Venice: Franciscum Pitteri, 1750.
2nd Edition. Hardcover. 4to - over 9¾ - 12" tall. Near Fine. Item #001660
4to (278x191 mm), xl, 367 pp., 2 folding engravings and 1 folding table. Contemporary vellum with lettering piece to spine (spotting, corners bumped, inner hinge starting), some marginal spotting and browning to text. Good, unsophisticated copy. ----
Ebert 1484. Sotheran 5913. Ferchl 18. Wheeler Gift 280. Graesse I, 271: "Infiniment rare." Vgl. Poggendorff I, 85 (EA 1733), Dibner (EA 1733). - SECOND EDITION. "The greatest scientific and philosophical work of the Middle Ages ... He stated as the fundamental principle that the study of natural sciences must rest solely on experiment; and in the fourth part he explained in detail how astronomy and physical sciences rest ultimately on mathematics, and progress only when their fundamental principles are expressed in a mathematical form.

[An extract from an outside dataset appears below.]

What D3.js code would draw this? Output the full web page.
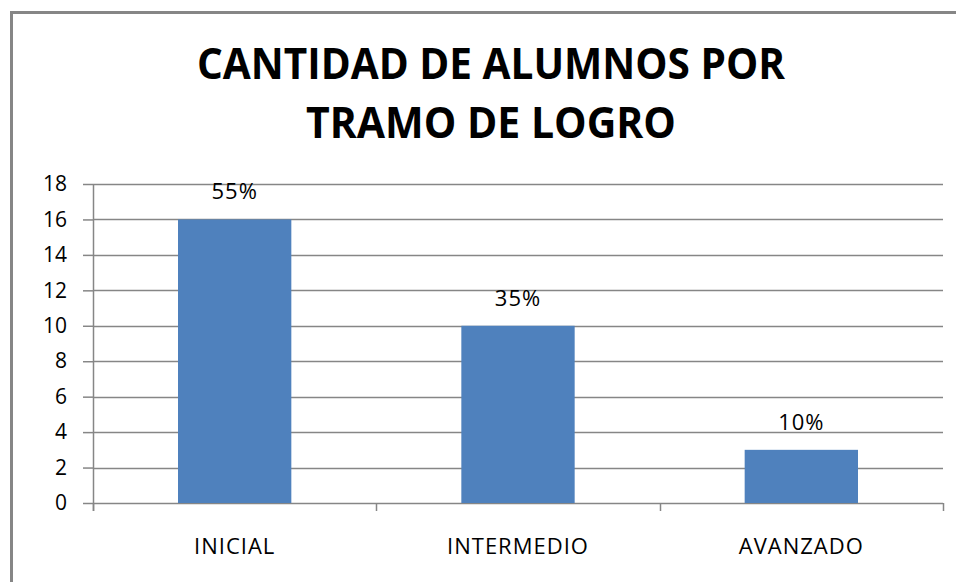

Mathematics, he say, should be regarded as the alphabet of all philosophy" (Sotheran). Written in the 13th-century, this encyclopaedic work contains the results of Bacon's researches, and stands as one of the most important scientific and philosophical works of the Middle Ages. "Bacon wrote on optics, stating the laws of reflection and, in a general way, of refraction and the rainbow. He also described magnifiying glasses and a vacuum-globe balloon. He wrote on chemistry and advocated use of chemistry in medicine; he described gun-powder. He stressed the importance of experiment as the fundamental principle in the study of nature and the use of mathematics in explaining astronomy and physics" (Dibner).